A theory that seems to be consistent but cannot be proved is that Akio does it to make Dios real. In the final showdown Dios appears in person, created from Utena’s imagination by her power of miracles. If fictional Dios miraculously becomes real, then Akio’s origin myth becomes true and his propaganda is reinforced. The theory holds that Akio was ensuring that Utena had an unconscious but concrete idea of Dios that she could cause to manifest.
Episode 35. Dreaming of the church. A memory. Images echo parts of the episode 23 dream of the prince story. Utena seems about to have another realization, as she did in episode 23, but Akio interrupts and prevents it. See suppressing Utena‘s memory - almost remembering.

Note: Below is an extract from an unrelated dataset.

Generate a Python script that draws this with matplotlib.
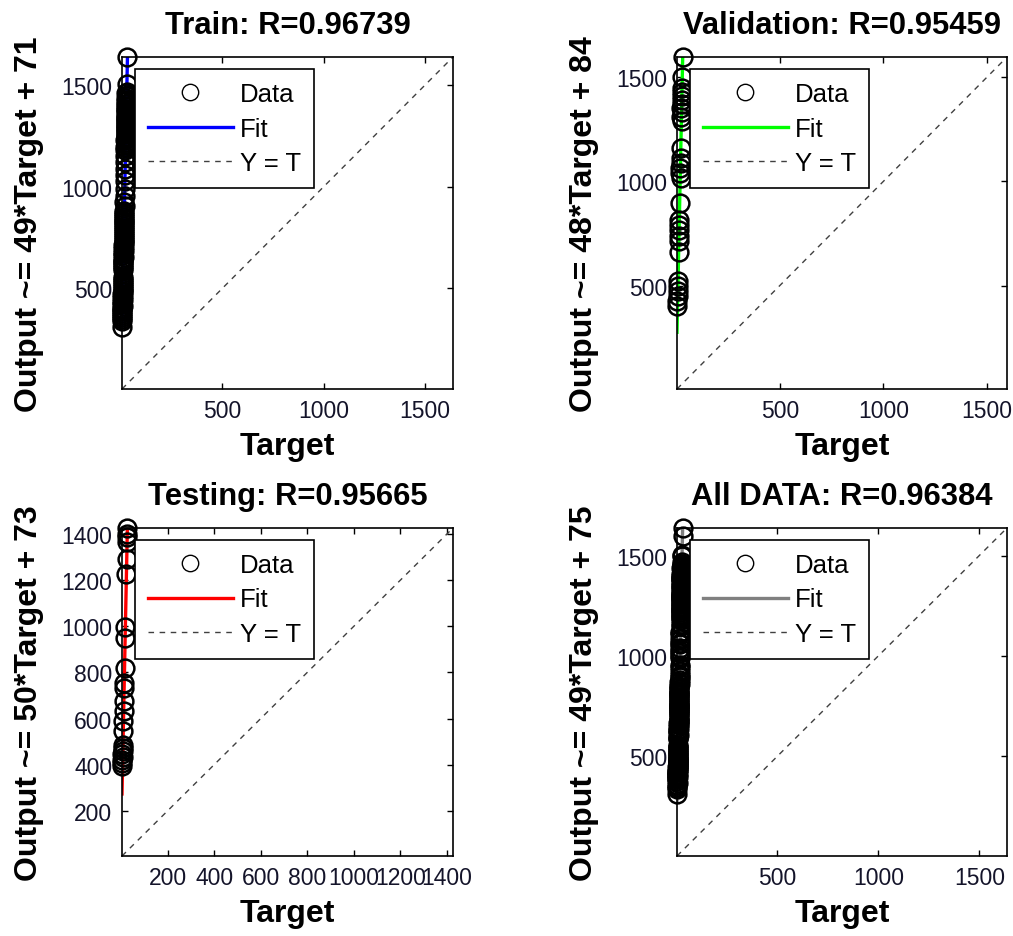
import numpy as np
import matplotlib.pyplot as plt

plt.rcParams['font.family'] = ['Liberation Sans', 'DejaVu Sans']

# targets / network outputs
train_target = [32, 29,
                29, 27, 30, 28, 26, 29, 27, 28, 26, 27, 29, 25, 27, 26, 28, 25, 27, 26, 24,
                27, 25, 26, 24, 26, 25, 23, 26, 24, 25, 23, 24, 22, 25, 23, 24, 22, 23, 22,
                22, 21, 20, 21, 19, 19, 18, 17, 18,
                17, 16, 17, 15, 16, 15, 16, 15, 14, 16, 14, 15, 14, 13, 15, 13, 14, 13, 12, 14,
                12, 13, 12, 11, 13, 11, 12, 11, 10, 12, 10, 11, 10, 9, 10, 9, 8, 10, 8, 9,
                8, 7, 9, 7, 8, 7, 6, 8, 6, 7, 6, 5, 7, 5, 6, 5,
                5]
train_output = [1637, 1505,
                1466, 1459, 1450, 1444, 1437, 1428, 1421, 1413, 1406, 1398, 1391, 1382, 1375,
                1368, 1360, 1351, 1344, 1337, 1329, 1320, 1313, 1305, 1298, 1290, 1282, 1275,
                1266, 1259, 1251, 1243, 1236, 1228, 1219, 1211, 1203, 1196, 1188, 1180,
                1150, 1120, 1085, 1059, 1025, 990, 955, 925, 905,
                880, 871, 862, 852, 843, 833, 824, 815, 805, 796, 786, 777, 768, 758, 749, 739,
                730, 721, 711, 702, 693, 683, 674, 664, 655, 646, 636, 627, 618, 608, 598, 589,
                555, 546, 536, 527, 518, 508, 499, 489, 480, 471, 461, 452, 443, 433, 424, 414,
                405, 396, 386, 377, 368, 358, 349, 340,
                312]

val_target = [32, 30, 29, 27, 28, 26, 27, 25, 27, 24, 26, 22, 21, 23, 20, 19, 21, 17,
              15, 16, 13, 15, 12, 12, 10, 8, 9, 7, 4, 6]
val_output = [1596, 1500, 1447, 1430, 1410, 1390, 1370, 1350, 1330, 1310, 1290, 1159,
              1110, 1090, 1065, 1040, 1015, 894, 812, 790, 765, 740, 716, 659, 524, 500,
              475, 450, 428, 404]

test_target = [27, 26, 25, 27, 24, 23, 19, 18, 15, 14, 13, 12, 11, 10, 9, 8, 7, 8, 6,
               7, 5, 6, 4]
test_output = [1426, 1400, 1385, 1365, 1292, 1227, 998, 947, 817, 752, 731, 675, 632,
               588, 545, 485, 472, 459, 446, 433, 420, 407, 394]

titles = ['Train: R=0.96739', 'Validation: R=0.95459',
          'Testing: R=0.95665', 'All DATA: R=0.96384']
fit_slope = [49, 48, 50, 49]
fit_icpt = [71, 84, 73, 75]
fit_colors = ['#0000ff', '#00ff00', '#ff0000', '#808080']
tick_sets = [[500, 1000, 1500], [500, 1000, 1500],
             [200, 400, 600, 800, 1000, 1200, 1400], [500, 1000, 1500]]

sets = [(train_target, train_output),
        (val_target, val_output),
        (test_target, test_output),
        (train_target + val_target + test_target,
         train_output + val_output + test_output)]

W, H = 1013, 937
fig = plt.figure(figsize=(W / 100, H / 100), dpi=100)

# axes boxes in pixels: left, top, right, bottom
boxes = [(122, 58, 453, 390), (677, 58, 1007, 390),
         (122, 529, 453, 857), (677, 529, 1007, 857)]

for i, (t, y) in enumerate(sets):
    l, tp, r, b = boxes[i]
    ax = fig.add_axes([l / W, 1 - b / H, (r - l) / W, (b - tp) / H])
    t = np.array(t, float)
    y = np.array(y, float)
    lo = min(t.min(), y.min())
    hi = max(t.max(), y.max())
    lim = np.array([lo, hi])

    m, c = fit_slope[i], fit_icpt[i]
    ax.plot(lim, m * lim + c, color=fit_colors[i], lw=2.4, label='Fit', zorder=2)
    ax.plot(lim, lim, color='#404040', lw=1, ls=(0, (4, 4)), label='Y = T', zorder=2)
    ax.plot(t, y, 'o', ms=12.8, mfc='none', mec='k', mew=1.8, label='Data',
            zorder=3, clip_on=False)

    ax.set_xlim(lo, hi)
    ax.set_ylim(lo, hi)
    ax.set_xticks(tick_sets[i])
    ax.set_yticks(tick_sets[i])
    ax.tick_params(direction='in', top=True, right=True, length=4, width=1,
                   labelsize=16.5, pad=7, labelcolor='#14142a')
    for s in ax.spines.values():
        s.set_linewidth(1.2)

    ax.set_title(titles[i], fontsize=22.3, fontweight='bold', pad=17)
    ax.set_xlabel('Target', fontsize=23, fontweight='bold')
    ax.set_ylabel('Output ~= %d*Target + %d' % (m, c), fontsize=23, fontweight='bold')
    ax.xaxis.set_label_coords(0.5, -0.128)
    ax.yaxis.set_label_coords(-0.236, 0.5)

    h, lab = ax.get_legend_handles_labels()
    order = [2, 0, 1]
    leg = ax.legend([h[k] for k in order], [lab[k] for k in order],
                    loc='upper left', bbox_to_anchor=(13 / 331, 1 - 12 / 332),
                    borderaxespad=0, fancybox=False, edgecolor='k', framealpha=1,
                    fontsize=18.5, handlelength=3.3, handletextpad=0.3,
                    labelspacing=0.42, borderpad=0.5, numpoints=1)
    leg.get_frame().set_linewidth(1.2)
    for lh in leg.legend_handles:
        if lh.get_marker() == 'o':
            lh.set_markeredgewidth(1.0)
            lh.set_markersize(11.8)

fig.savefig('out.png', dpi=100)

Episode 36. Like a dream. During the Second Seduction, as Utena stands with the horse, Akio sits under a tree and gets Utena talking to verify her feelings. She says it is as if she were in a dream, and that she had a lot of fun in the horse ride. Utena at that moment sees reality as a dream and cannot recognize illusions. That’s when Akio chooses to execute the conclusive step of his seduction plot.
Episode 36. Seeing Anthy with Akio. At the end of the episode, Utena is asleep, and is awakened by a brief dream vision of little Anthy pierced by the Swords of Hatred. She seeks Anthy, and sees Anthy naked with Akio.